Given material —
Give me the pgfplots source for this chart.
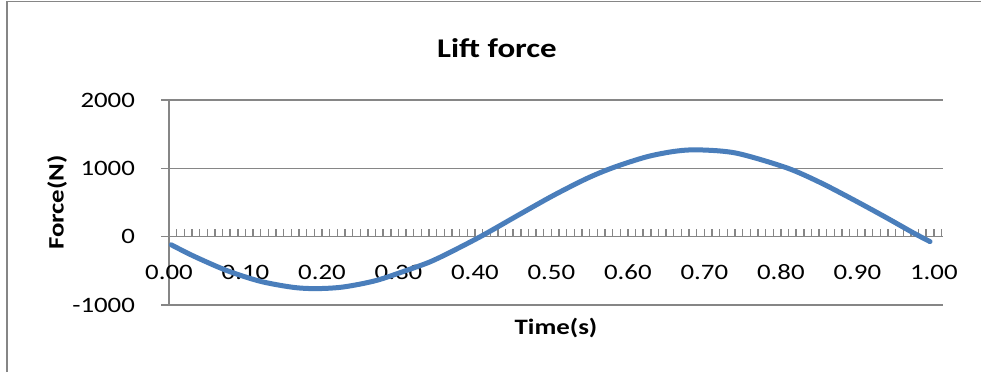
\documentclass[border=0pt]{standalone}
\usepackage{pgfplots}
\pgfplotsset{compat=1.18}
\usepackage{fontspec}
\setmainfont{Carlito}[FakeStretch=1.22]
\definecolor{lineblue}{HTML}{4A7EBB}
\definecolor{axgray}{HTML}{868686}
\begin{document}
\begin{tikzpicture}
\useasboundingbox (0,0) rectangle (490.5pt,186pt);
\draw[axgray, line width=0.75pt] (3.6pt,0) -- (3.6pt,185.2pt) -- (491pt,185.2pt);
\node[font=\bfseries\fontsize{13.5}{15}\selectfont] at (248.5pt,162pt) {Lift force};
\begin{axis}[
  at={(84.5pt,33.5pt)}, anchor=south west,
  scale only axis, width=387pt, height=102.5pt,
  clip mode=individual,
  xmin=0, xmax=1.012, ymin=-1000, ymax=2000,
  axis x line=middle, axis y line=left,
  axis line style={-, draw=axgray, line width=0.8pt},
  every inner x axis line/.append style={-},
  every outer y axis line/.append style={-},
  hide obscured x ticks=false, hide obscured y ticks=false,
  xtick={0,0.1,0.2,0.3,0.4,0.5,0.6,0.7,0.8,0.9,1.0},
  minor xtick={0.01,0.02,...,1.011},
  ytick={-1000,0,1000,2000},
  tick align=inside,
  major tick length=4pt, minor tick length=4pt,
  every tick/.style={axgray, line width=0.7pt},
  ytick style={xshift=-4pt},
  ymajorgrids,
  major grid style={axgray, line width=0.8pt},
  /pgf/number format/assume math mode=true,
  /pgf/number format/1000 sep={},
  ticklabel style={font=\fontsize{11}{13}\selectfont, text=black},
  xticklabel style={/pgf/number format/fixed, /pgf/number format/fixed zerofill, /pgf/number format/precision=2, yshift=-10.5pt},
  yticklabel style={xshift=-13.5pt},
]
\addplot[lineblue, line width=2.5pt, smooth, line cap=round, line join=round] coordinates {
(0.003,-119) (0.032,-283) (0.075,-493) (0.119,-652) (0.162,-741) (0.193,-760)
(0.228,-736) (0.271,-641) (0.315,-476) (0.341,-370) (0.367,-232) (0.409,12)
(0.459,330) (0.502,600) (0.546,850) (0.581,1012) (0.625,1170) (0.663,1252)
(0.694,1270) (0.742,1222) (0.807,1010) (0.851,795) (0.895,540) (0.938,278)
(0.973,57) (0.995,-72)
};
\node[rotate=90, font=\bfseries\fontsize{11}{13}\selectfont] at (axis description cs:-0.1447,0.5) {Force(N)};
\node[font=\bfseries\fontsize{11}{13}\selectfont] at (axis description cs:0.5,-0.112) {Time(s)};
\end{axis}
\end{tikzpicture}
\end{document}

Written exercise —
With the pictures left out, transcribe the material exactly.

Correct output —
Give me the pgfplots source for this chart.
\documentclass[border=0pt]{standalone}
\usepackage{pgfplots}
\pgfplotsset{compat=1.18}
\usepackage{fontspec}
\setmainfont{Carlito}[FakeStretch=1.22]
\definecolor{lineblue}{HTML}{4A7EBB}
\definecolor{axgray}{HTML}{868686}
\begin{document}
\begin{tikzpicture}
\useasboundingbox (0,0) rectangle (490.5pt,186pt);
\draw[axgray, line width=0.75pt] (3.6pt,0) -- (3.6pt,185.2pt) -- (491pt,185.2pt);
\node[font=\bfseries\fontsize{13.5}{15}\selectfont] at (248.5pt,162pt) {Lift force};
\begin{axis}[
  at={(84.5pt,33.5pt)}, anchor=south west,
  scale only axis, width=387pt, height=102.5pt,
  clip mode=individual,
  xmin=0, xmax=1.012, ymin=-1000, ymax=2000,
  axis x line=middle, axis y line=left,
  axis line style={-, draw=axgray, line width=0.8pt},
  every inner x axis line/.append style={-},
  every outer y axis line/.append style={-},
  hide obscured x ticks=false, hide obscured y ticks=false,
  xtick={0,0.1,0.2,0.3,0.4,0.5,0.6,0.7,0.8,0.9,1.0},
  minor xtick={0.01,0.02,...,1.011},
  ytick={-1000,0,1000,2000},
  tick align=inside,
  major tick length=4pt, minor tick length=4pt,
  every tick/.style={axgray, line width=0.7pt},
  ytick style={xshift=-4pt},
  ymajorgrids,
  major grid style={axgray, line width=0.8pt},
  /pgf/number format/assume math mode=true,
  /pgf/number format/1000 sep={},
  ticklabel style={font=\fontsize{11}{13}\selectfont, text=black},
  xticklabel style={/pgf/number format/fixed, /pgf/number format/fixed zerofill, /pgf/number format/precision=2, yshift=-10.5pt},
  yticklabel style={xshift=-13.5pt},
]
\addplot[lineblue, line width=2.5pt, smooth, line cap=round, line join=round] coordinates {
(0.003,-119) (0.032,-283) (0.075,-493) (0.119,-652) (0.162,-741) (0.193,-760)
(0.228,-736) (0.271,-641) (0.315,-476) (0.341,-370) (0.367,-232) (0.409,12)
(0.459,330) (0.502,600) (0.546,850) (0.581,1012) (0.625,1170) (0.663,1252)
(0.694,1270) (0.742,1222) (0.807,1010) (0.851,795) (0.895,540) (0.938,278)
(0.973,57) (0.995,-72)
};
\node[rotate=90, font=\bfseries\fontsize{11}{13}\selectfont] at (axis description cs:-0.1447,0.5) {Force(N)};
\node[font=\bfseries\fontsize{11}{13}\selectfont] at (axis description cs:0.5,-0.112) {Time(s)};
\end{axis}
\end{tikzpicture}
\end{document}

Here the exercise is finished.